As Brooks’ research has caught the attention of governmental agencies and humanitarian organizations locally, nationally and internationally, curiosity continues to be the driving force behind his research.

“I’m in a number of different positions now that are pretty unique. But none of it was planned. It all started with curiosity and then the realization that it’s a complex world. You need to work with other people across disciplines, across sectors, across continents.”

In a world where cyclical survival challenges have faced humans for centuries, the outlook for changing them can feel bleak. Brooks is sometimes asked what motivates him and his team to constantly push forward.

“I think you start with a specific issue,” Brooks said. “You look at the problem, the circumstance, and you focus on that particular topic or issue. That’s where you actually see where a difference can be made. I’ve been fortunate in my career where some of our research has been used by different governments around the world to make changes in the way we do things.”

It’s a heavy weight that carries with it a sense of responsibility for Brooks – not just to those millions of individuals who will benefit from his work that he may never meet, but to his own children.

“I have two young daughters. No offense, but I’m probably most interested in the long-term wellbeing and health implications for kids in their age group and younger around the world,” Brooks said. “If we’re supposed to ‘occupy until He comes’ as it reads in Luke, then we have a responsibility to enrich and to be more sustainable so that what our children are inheriting has actually benefited from our efforts. When I say our children, I mean all the children of the world. I’ve looked in the eyes of children in a lot of other places who did not have the same circumstances we enjoy.”

In the end, Brooks’ work is motivated by the opportunity to make incremental changes to systems. Partnerships with individuals, public organizations, nonprofit organizations and businesses create opportunities to build towards making those differences together.

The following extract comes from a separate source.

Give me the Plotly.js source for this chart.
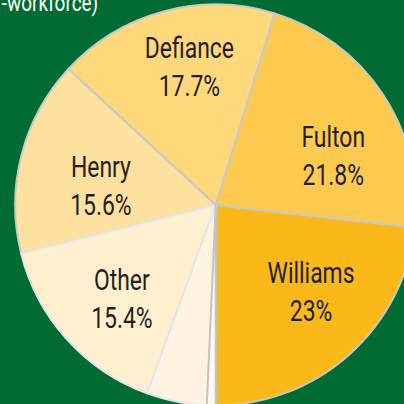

“Faculty, staff and students at an institution like Baylor, with such a rich and unique Christian mission, help build towards that change,” Brooks said. “I don’t see how things like clean water, safe food, healthy homes – basically the connections between an environment and health or national resources – could be any more closely aligned with our unique mission at this University. My hope is to train students to do more and accomplish more than I ever will.”